Jednocześnie to właśnie Indie, Brazylia, Meksyk i RPA odnotowują najdłuższy czas spędzany przed ekranem w celach rozrywkowych, większe uzależnienie od relacji budowanych wyłącznie online oraz bardziej gwałtowne wahania emocjonalne związane z korzystaniem z technologii. Na poziomie globalnym widać również, że spędzanie ponad pięciu godzin dziennie przed ekranem w celach rozrywkowych wiąże się z niższym poczuciem dobrostanu i mniejszą satysfakcją z życia. Choć to jedynie korelacja, która nie musi świadczyć o bezpośredniej przyczynie, jedno pozostaje oczywiste: rozwój technologii musi iść w parze z troską o zdrowie cyfrowe.

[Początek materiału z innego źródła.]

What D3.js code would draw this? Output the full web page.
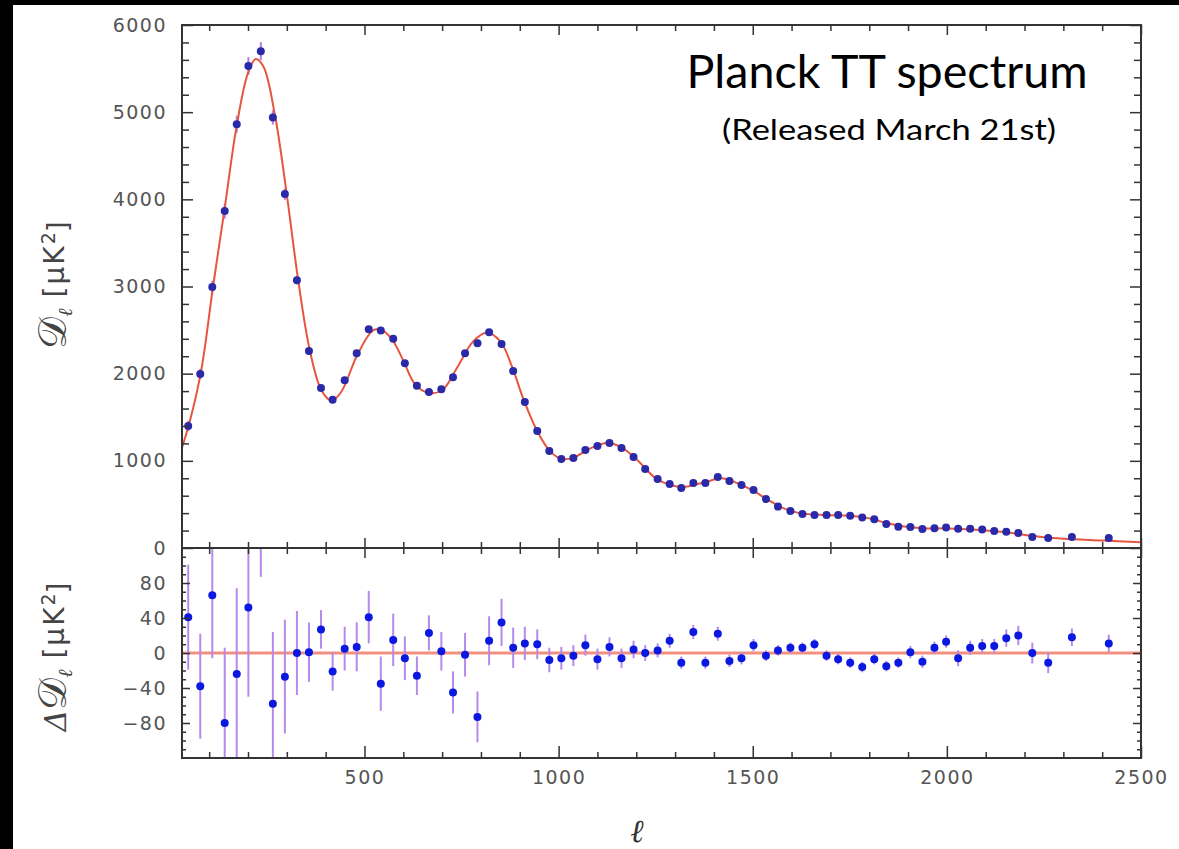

„Wzmacnianie gospodarek wschodzących poprzez rozwój kompetencji związanych ze sztuczną inteligencją to coś znacznie więcej niż kwestia technologii, to przede wszystkim otwieranie ludziom możliwości świadomego kształtowania własnej przyszłości. W świecie, w którym AI szybko staje się elementem codziennego życia i pracy musimy zadbać, aby technologia powstawała w sposób odpowiedzialny, z poszanowaniem zasad przejrzystości, równego traktowania i prywatności. Jej prawdziwy potencjał ujawnia się wtedy, gdy realnie wspiera dobrostan, usprawniając zadania, ułatwiając współpracę i tworząc przestrzeń do rozwoju oraz nauki. Gdy technologia i ludzie idą w parze, powstają fundamenty odpornych, zdrowych i dobrze prosperujących społeczności na całym świecie” – podkreśla Guy Diedrich, starszy wiceprezes i Global Innovation Officer w Cisco.

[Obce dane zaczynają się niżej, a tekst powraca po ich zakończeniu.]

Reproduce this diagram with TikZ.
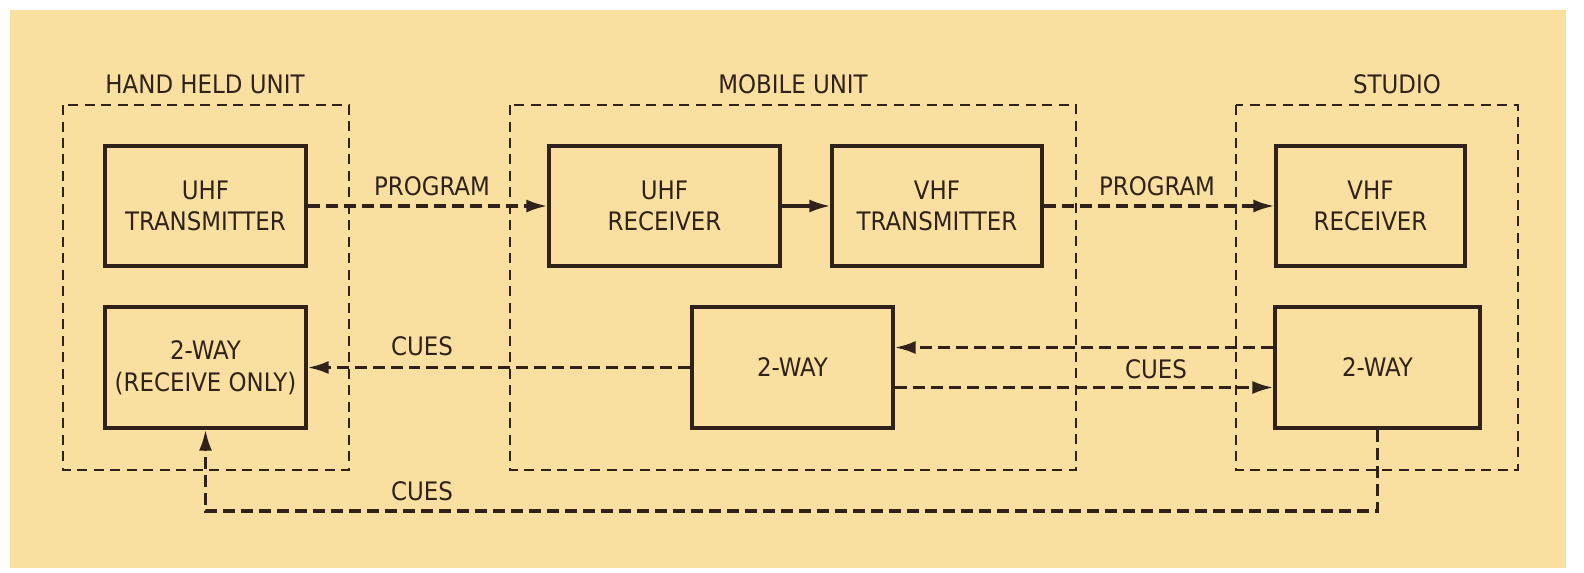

Od „generative AI” do „generation AI”
Różnice pokoleniowe są równie wyraźne jak te geograficzne. Młodym dorosłym znacznie częściej towarzyszy przekonanie, że ich kontakty społeczne przeniosły się do sfery online, a narzędzia AI są użyteczne i wartościowe. Ponad połowa osób poniżej 35. roku życia aktywnie korzysta z AI, ponad 75% uważa ją za przydatną, a prawie połowa badanych w wieku 26–35 lat ukończyła już jakieś szkolenia w tym obszarze.
Dla kontrastu, wśród osób powyżej 45. roku życia więcej niż połowa w ogóle nie używa AI, a narzędzia te postrzegane są jako mniej przydatne. W grupie 55+ dominują odpowiedzi „nie wiem”, co wskazuje, że brak zaufania wynika częściej z niewiedzy. Różnice te znajdują odzwierciedlenie także w postrzeganiu wpływu AI na rynek pracy. Młodsze pokolenia oraz mieszkańcy gospodarek wschodzących spodziewają się największych zmian.
Wspólny apel o działania
Wyniki badań stanowią wezwanie do współpracy dla obywateli, firm i rządów tak, aby aktywnie zmniejszać lukę kompetencji cyfrowych, wzmacniać edukację technologiczną na każdym etapie życia oraz dbać o dobrostan cyfrowy równolegle z rozwojem innowacji. Tylko w ten sposób cyfrowa przyszłość będzie dostępna dla wszystkich.